Apple to pay US$1.9 million to online Chinese publisher for copyright infringement in App Store
- The Tianjin Binhai People’s Court found several unnamed apps on Apple’s online App Store in mainland China published unlicensed content
- COL Digital Publishing Group has sued Apple four different times since 2012 in cases related to digital works
Apple and COL Digital Publishing’s legal battle is expected to continue because the plaintiff’s lawsuit concerns 83 separate incidents and 460 different IPs, with the total amount of damages claimed reaching more than 70 million yuan, according to the China Securities Journal report.
Apple declined to comment on Thursday. A lawyer for COL Digital Publishing confirmed the Tianjin court’s ruling, but declined to further comment because the case is ongoing.

This was not the first time COL Digital Publishing hauled Apple to court. The mainland firm has sued Apple four different times since 2012 in cases related to digital works, according to the report.
In April, the Beijing Intellectual Property Court rejected Apple’s request to appeal its earlier ruling that the US company infringed on COL Digital Publishing’s right to communicate its works to the public. Apple was ordered to pay 368,000 yuan in remedy to the online publisher.
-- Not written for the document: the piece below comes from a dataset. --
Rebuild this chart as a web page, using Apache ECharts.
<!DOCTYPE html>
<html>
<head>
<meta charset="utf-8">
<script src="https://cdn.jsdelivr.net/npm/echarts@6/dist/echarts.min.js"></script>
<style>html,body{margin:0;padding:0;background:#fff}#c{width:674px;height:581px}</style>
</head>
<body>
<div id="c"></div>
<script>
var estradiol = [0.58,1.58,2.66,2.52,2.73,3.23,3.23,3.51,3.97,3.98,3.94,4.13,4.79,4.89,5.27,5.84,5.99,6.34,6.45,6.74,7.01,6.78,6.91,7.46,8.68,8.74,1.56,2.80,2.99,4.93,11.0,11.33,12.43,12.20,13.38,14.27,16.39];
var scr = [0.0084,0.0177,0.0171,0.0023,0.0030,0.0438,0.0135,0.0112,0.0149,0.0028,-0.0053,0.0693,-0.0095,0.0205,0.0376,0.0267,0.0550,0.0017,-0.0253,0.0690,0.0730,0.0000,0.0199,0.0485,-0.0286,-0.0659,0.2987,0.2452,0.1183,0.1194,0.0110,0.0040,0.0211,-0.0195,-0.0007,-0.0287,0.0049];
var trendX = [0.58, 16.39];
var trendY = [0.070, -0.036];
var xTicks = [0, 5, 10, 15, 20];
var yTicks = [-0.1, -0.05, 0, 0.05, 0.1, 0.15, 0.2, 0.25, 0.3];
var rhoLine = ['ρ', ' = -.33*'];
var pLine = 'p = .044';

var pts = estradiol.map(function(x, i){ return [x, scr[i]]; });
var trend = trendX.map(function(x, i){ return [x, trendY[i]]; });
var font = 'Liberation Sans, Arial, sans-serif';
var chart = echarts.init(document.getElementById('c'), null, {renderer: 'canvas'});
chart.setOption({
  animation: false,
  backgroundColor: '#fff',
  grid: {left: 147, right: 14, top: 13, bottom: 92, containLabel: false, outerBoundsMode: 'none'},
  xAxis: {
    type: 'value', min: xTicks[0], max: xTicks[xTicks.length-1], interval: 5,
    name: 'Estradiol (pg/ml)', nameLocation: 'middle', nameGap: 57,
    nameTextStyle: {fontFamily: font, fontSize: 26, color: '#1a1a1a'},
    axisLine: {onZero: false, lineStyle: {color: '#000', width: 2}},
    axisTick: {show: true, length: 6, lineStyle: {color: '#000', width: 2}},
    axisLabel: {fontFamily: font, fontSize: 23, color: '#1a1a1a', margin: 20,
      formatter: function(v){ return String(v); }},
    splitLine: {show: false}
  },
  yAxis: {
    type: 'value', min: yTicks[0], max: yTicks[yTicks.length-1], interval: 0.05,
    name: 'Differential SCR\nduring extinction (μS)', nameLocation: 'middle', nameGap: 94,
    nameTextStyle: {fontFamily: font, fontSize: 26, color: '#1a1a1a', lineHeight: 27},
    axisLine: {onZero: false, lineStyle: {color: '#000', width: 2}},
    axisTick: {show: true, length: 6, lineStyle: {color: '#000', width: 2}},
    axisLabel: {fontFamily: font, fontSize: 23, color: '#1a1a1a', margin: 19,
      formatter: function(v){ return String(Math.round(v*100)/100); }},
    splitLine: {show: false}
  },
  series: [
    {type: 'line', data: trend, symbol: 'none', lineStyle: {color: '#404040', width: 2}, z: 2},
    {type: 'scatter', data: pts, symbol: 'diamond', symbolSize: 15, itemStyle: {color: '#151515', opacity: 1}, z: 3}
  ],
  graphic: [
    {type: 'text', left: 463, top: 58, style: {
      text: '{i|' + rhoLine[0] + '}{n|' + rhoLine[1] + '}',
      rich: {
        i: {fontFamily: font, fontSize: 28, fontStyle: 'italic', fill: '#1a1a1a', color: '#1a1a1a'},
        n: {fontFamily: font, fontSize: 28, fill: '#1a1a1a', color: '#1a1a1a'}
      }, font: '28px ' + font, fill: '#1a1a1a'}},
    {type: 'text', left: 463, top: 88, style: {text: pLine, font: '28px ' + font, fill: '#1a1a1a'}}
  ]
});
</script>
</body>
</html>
Apple has long prided itself on having a fair and secure ecosystem, but legal pressure from consumers and other parties has shown cracks in the tech company’s “walled garden”.
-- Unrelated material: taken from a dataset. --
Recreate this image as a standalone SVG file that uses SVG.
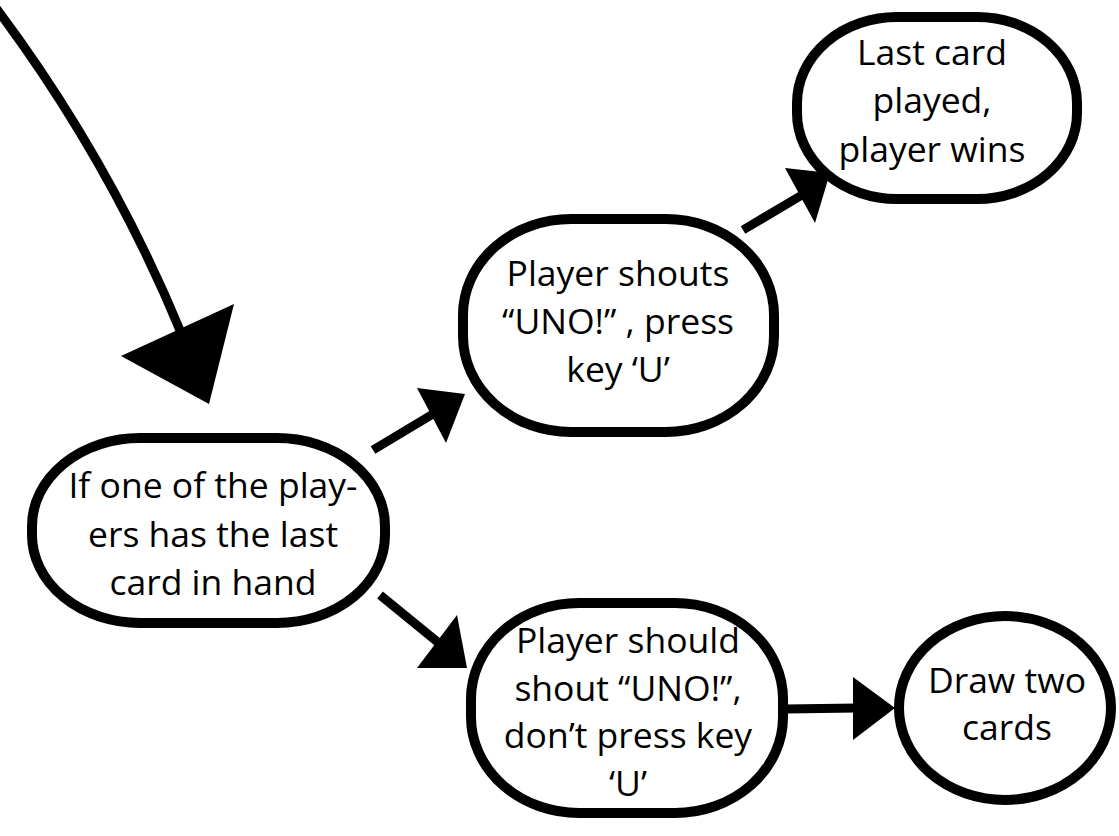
<svg xmlns="http://www.w3.org/2000/svg" width="1119" height="836" viewBox="0 0 1119 836">
<style>
.node{fill:#fff;stroke:#000;stroke-width:10}
.t{font-family:"Open Sans","Noto Sans","Liberation Sans",sans-serif;font-size:35.5px;fill:#000;text-anchor:middle}
.ln{fill:none;stroke:#000;stroke-width:9}
.hd{fill:#000;stroke:none}
</style>
<rect width="1119" height="836" fill="#fff"/>
<g id="connectors">
<path class="ln" d="M -4,8 Q 110,160 182,335"/>
<polygon class="hd" points="121,356 234,304 209,404"/>
<line class="ln" x1="373" y1="450" x2="433" y2="414"/>
<polygon class="hd" points="417,388 465,394 446,443"/>
<line class="ln" x1="380" y1="595" x2="440" y2="644"/>
<polygon class="hd" points="457,615 417,668 467,668"/>
<line class="ln" x1="743" y1="230" x2="802" y2="195"/>
<polygon class="hd" points="785,168 830,173 815,223"/>
<line class="ln" x1="786" y1="709" x2="856" y2="708"/>
<polygon class="hd" points="853,677 853,740 895,708"/>
</g>
<g id="n-last-card-in-hand">
<rect class="node" x="32" y="438" width="353" height="185" rx="108" ry="88"/>
<text class="t" x="213" y="498">If one of the play-</text>
<text class="t" x="213" y="547">ers has the last</text>
<text class="t" x="213" y="595">card in hand</text>
</g>
<g id="n-shout-press">
<rect class="node" x="463" y="219" width="311" height="213" rx="108" ry="96"/>
<text class="t" x="618" y="286">Player shouts</text>
<text class="t" x="618" y="334">“UNO!” , press</text>
<text class="t" x="618" y="382">key ‘U’</text>
</g>
<g id="n-player-wins">
<rect class="node" x="797" y="17" width="280" height="182" rx="100" ry="86"/>
<text class="t" x="932" y="65">Last card</text>
<text class="t" x="932" y="113">played,</text>
<text class="t" x="932" y="162">player wins</text>
</g>
<g id="n-shout-no-press">
<rect class="node" x="471" y="603" width="312" height="210" rx="108" ry="96"/>
<text class="t" x="628" y="653">Player should</text>
<text class="t" x="628" y="701">shout “UNO!”,</text>
<text class="t" x="628" y="748">don’t press key</text>
<text class="t" x="628" y="796">‘U’</text>
</g>
<g id="n-draw-two">
<ellipse class="node" cx="1005" cy="708" rx="106" ry="92"/>
<text class="t" x="1007" y="693">Draw two</text>
<text class="t" x="1007" y="740">cards</text>
</g>
</svg>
The management of Apple’s App Store in mainland China has not met the requirements of the country’s Copyright Law, according to You Yunting, a senior partner at Shanghai Debund Law Firm.
“Chinese courts have established rather high standards for duty of care, which means that … you cannot get away from responsibilities when infringement happens on your platform,” You said.
Apple’s loss of a small legal battle in China might spell big trouble
That issue could come back to bite Apple in the world’s second largest economy, where it has not been faring well in recent litigation.
In a decision handed down in September, the country’s Supreme People’s Court ruled that a lawsuit filed by a Chinese consumer against Apple’s mainland subsidiary on antitrust grounds could proceed in a Shanghai court. That ruling rejected Apple’s plea that its China entity, which mainly distributes the company’s products to the local market, should not be sued over issues related to the operations of its App Store in the country.